1. Copper, signed and dated 1594, 26.5 x 35 cm. Reproduced in K. Ertz and C. Nitze-Ertz, under Literature, 2008–10, pp. 432–33, no. 185.
2. Ertz and Nitze-Ertz, op. cit., 2008–10, pp. 434–37, nos. 186 and 187, reproduced.
3. Copper, 50.3 x 80.1 cm., signed and dated 1612, ibid., pp. 440–42, no. 188.
4. Ibid., nos. 190 and 191.
5. Ibid., nos. 192 and 193.
6. P. Van der Ploeg and Q. Buvelot, Royal Picture Gallery Mauritshuis. A Princely Collection, The Hague 2006, pp. 74–76, reproduced.
7. H. Vlieghe, Rubens Portraits. Corpus Rubenianum Ludwig Burchard, Part XIX, vol. II, London 1987, p. 36, fig. 4.

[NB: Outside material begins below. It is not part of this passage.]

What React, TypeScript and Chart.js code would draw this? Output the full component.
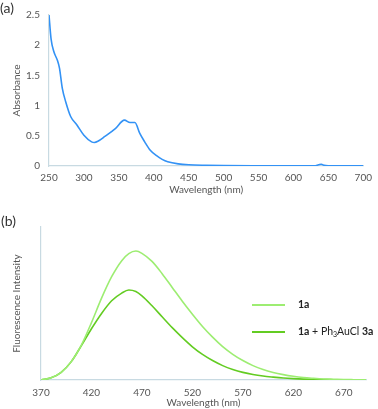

8. J. S. Held, Rubens. Selected Drawings, London 1959, vol. I, p. 131, cat. no. 83, and vol. II, Frontispiece and plate 96.
9. Washington, Alicia Mellon Bruce Fund, inv. no. 1965.13-1. Canvas, 224 x 390 cm. For which see M. Jaffé, Rubens. Catalogo completo, Milan 1989, p. 202, no. 289, reproduced.
10. Jaffé, op. cit., 1989, p. 203, no. 289bis, reproduced.
11. A. Faber Kolb, Jan Brueghel the Elder: The Entry of the Animals into Noah's Ark, Getty Museum Studies on Art, Los Angeles 2005.
12. Cited by A. van Suchtelen, in the exhibition catalogue, Rubens and Brueghel. A Working Friendship, Getty Museum, Los Angeles, 2006, p. 69, n. 39.